Starman is a sad, sweet road movie about a widow (Karen Allen) who finds a reason to go on living. On the surface, the film is about the romance she has with an alien (Jeff Bridges) who takes to the widescreen highways of America to meet his mothership. But for their chemistry, and John Carpenter’s underhanded direction (he uses the FX sparingly), the movie would be total corn. It is, of course, but it insists on the widow’s loneliness; it does not punch on the emotive turns of the plot. The forlornness, the non-melodramatic acting (Bridges is a stunner, going all in as an alert intelligence that tries to wear a man’s body), and the necro-Freudian love story (Bridges looks like her dead husband, but he’s a man-child that she mentors and nurses back to “flight” – meaning, she falls in love with him all over again, but lets him go this time): for a sci-fi flick from the mid-80s, done on a meaty to modest scale, these aspects are fairly atypical. I just wish the characters outside of the love bubble were not so one-dimensional. For the most part, these one-note walk-ons are transparent; they give Starman a chance to wow his woman, to make her want to protect him. Positioning him this way – as a messianic superhero, a primitive hunk whose inquisitive sweetness contrasts with the dick hicks and the military jocks that see him as a freak and an outlaw – feels lazy.
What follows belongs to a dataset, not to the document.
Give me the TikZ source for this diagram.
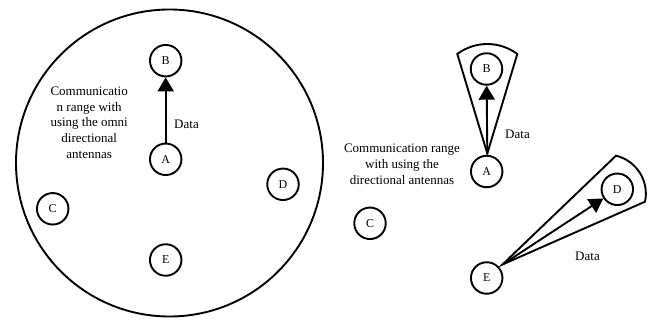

Still, the movie locates a heartache that does not simply fade with the end credits. Starman is a less shrilly manipulative E.T.1
Rating: B+
1The Thing (1982) was just as thoughtful, but it was bleak and gross. Released on E.T.’s heels, it did poorly at the box office. Critics piled on. So Carpenter made Starman as a kind of apologia, yet he made it his own. It’s one of his few non-horror films, and we’re lucky to have it.